No sign of any social ostracism or scandal there – and, as Clooney indicates, it makes a nonsense of the Mail‘s claim that Baria, “a Sunni from Tripoli”, would object to her daughter marrying a non-Druze.
Israel’s Weekly Standard added a few weeks later:
Jumblatt welcomes the Clooney-Alamuddin announcement as rare good news. He is eager, he wrote me in an email, to throw a party for the actor at his ancestral home in the Chouf Mountains. “Tell me when George Clooney will be coming to Lebanon so I can greet him in Moukhtara. I will bring a delegation of Druze sheikhs,” Jumblatt gushed. “As for Amal Alamuddin, well, she is lucky.”

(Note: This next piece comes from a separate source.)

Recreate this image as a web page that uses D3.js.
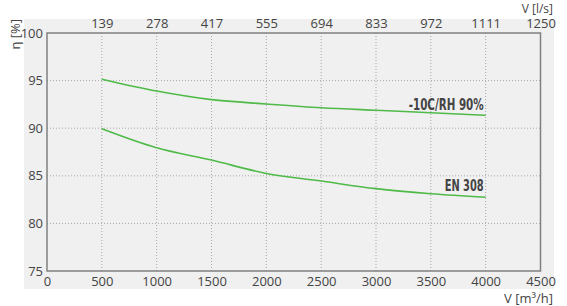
<!DOCTYPE html>
<html>
<head>
<meta charset="utf-8">
<script src="https://cdn.jsdelivr.net/npm/d3@7"></script>
<style>
  body { margin: 0; background: #fff; }
  text { font-family: "Open Sans", "Noto Sans", sans-serif; fill: #444; }
</style>
</head>
<body>
<svg width="567" height="306"></svg>
<script>
// airflow in m3/h
var flow = [500, 1000, 1500, 2000, 2500, 3000, 3500, 4000];
// efficiency [%]
var coldHumid = [95.15, 93.9, 93.0, 92.55, 92.15, 91.88, 91.63, 91.35];
var en308 = [89.95, 87.95, 86.65, 85.25, 84.45, 83.65, 83.12, 82.75];
var seriesNames = ["-10C/RH 90%", "EN 308"];

var bottomTicks = [0, 500, 1000, 1500, 2000, 2500, 3000, 3500, 4000, 4500];
var topTickLabels = ["139", "278", "417", "555", "694", "833", "972", "1111", "1250"];
var yTicks = [75, 80, 85, 90, 95, 100];

var svg = d3.select("svg");
var green = "#4fba48";

var x = d3.scaleLinear().domain([0, 4500]).range([47, 540.5]);
var y = d3.scaleLinear().domain([75, 100]).range([271, 33]);

// grey panel
svg.append("rect")
   .attr("x", 24).attr("y", 19)
   .attr("width", 530).attr("height", 270)
   .attr("fill", "#f0f0f0");

// dotted grid
svg.selectAll(".vgrid")
   .data(bottomTicks.slice(1, -1))
   .enter().append("line")
   .attr("x1", d => x(d)).attr("x2", d => x(d))
   .attr("y1", y(100)).attr("y2", y(75))
   .attr("stroke", "#a8a8a8")
   .attr("stroke-dasharray", "1,2");

svg.selectAll(".hgrid")
   .data(yTicks.slice(1, -1))
   .enter().append("line")
   .attr("x1", x(0)).attr("x2", x(4500))
   .attr("y1", d => y(d)).attr("y2", d => y(d))
   .attr("stroke", "#a8a8a8")
   .attr("stroke-dasharray", "1,2");

// frame
svg.append("rect")
   .attr("x", x(0)).attr("y", y(100))
   .attr("width", x(4500) - x(0)).attr("height", y(75) - y(100))
   .attr("fill", "none")
   .attr("stroke", "#808080")
   .attr("stroke-width", 1.5);

// axes (labels only, no tick marks)
var bottomAxis = d3.axisBottom(x).tickValues(bottomTicks).tickFormat(d3.format("d"))
   .tickSize(0).tickPadding(6);
var gb = svg.append("g").attr("transform", "translate(0," + y(75) + ")").call(bottomAxis);

var topAxis = d3.axisTop(x)
   .tickValues(bottomTicks.slice(1))
   .tickFormat((d, i) => topTickLabels[i])
   .tickSize(0).tickPadding(5);
var gt = svg.append("g").attr("transform", "translate(0," + y(100) + ")").call(topAxis);

var leftAxis = d3.axisLeft(y).tickValues(yTicks).tickSize(0).tickPadding(4);
var gl = svg.append("g").attr("transform", "translate(" + x(0) + ",0)").call(leftAxis);

[gb, gt, gl].forEach(function(g) {
  g.select(".domain").remove();
  g.selectAll("text")
   .attr("fill", "#444")
   .style("font-size", "13px")
   .style("font-family", "'Open Sans', sans-serif");
});

// curves
var line = d3.line()
   .x((d, i) => x(flow[i]))
   .y(d => y(d))
   .curve(d3.curveMonotoneX);

[coldHumid, en308].forEach(function(s) {
  svg.append("path")
     .attr("d", line(s))
     .attr("fill", "none")
     .attr("stroke", green)
     .attr("stroke-width", 1.6);
});

// series labels
var labelPos = [{y: 109.5, w: 75}, {y: 191, w: 39}];
seriesNames.forEach(function(name, i) {
  svg.append("text")
     .attr("x", x(4000) - 2 - labelPos[i].w).attr("y", labelPos[i].y)
     .attr("textLength", labelPos[i].w)
     .attr("lengthAdjust", "spacingAndGlyphs")
     .style("font-family", "'DejaVu Sans Condensed', 'DejaVu Sans', sans-serif")
     .style("font-weight", "bold")
     .style("font-size", "16px")
     .attr("fill", "#222")
     .text(name);
});

// axis titles
svg.append("text")
   .attr("x", 553).attr("y", 13)
   .attr("text-anchor", "end")
   .style("font-size", "12px")
   .attr("fill", "#777")
   .text("V [l/s]");

svg.append("text")
   .attr("x", 553).attr("y", 303)
   .attr("text-anchor", "end")
   .style("font-size", "13px")
   .attr("fill", "#777")
   .text("V [m³/h]");

svg.append("text")
   .attr("transform", "translate(20,19) rotate(-90)")
   .attr("text-anchor", "end")
   .style("font-size", "13px")
   .attr("fill", "#777")
   .text("η [%]");
</script>
</body>
</html>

The Standard also referred to the penis-severing incident, but added details of Jumblatt’s excoriating denunciation of what had happened at Baysour; Haaretz then followed up with a similar piece, entitled “Lebanon’s Druze leader welcomes George Clooney into community”. I strongly suspect that one of these two articles was the Mail authors’ source for their own “severed penis” sensationalism – but that they chose to ignore all the wider evidence in those pieces that Clooney marrying a Druze is not problem for her family.
UPDATE: In a follow-up column, Clooney notes an inconsistency between the apology’s reference to “a long standing contact who has strong connections with senior members of the Lebanese community” as the freelancer’s source, and the original article’s claim that the journalist had spoken with a “family friend”. He also points out that a previous Mail article showed that the paper knew already that Baria is not a Druze.
His verdict:
What separates this from all of the ridiculous things the Mail makes up is that now, by their own admission, it can be proved to be a lie. In fact, a premeditated lie.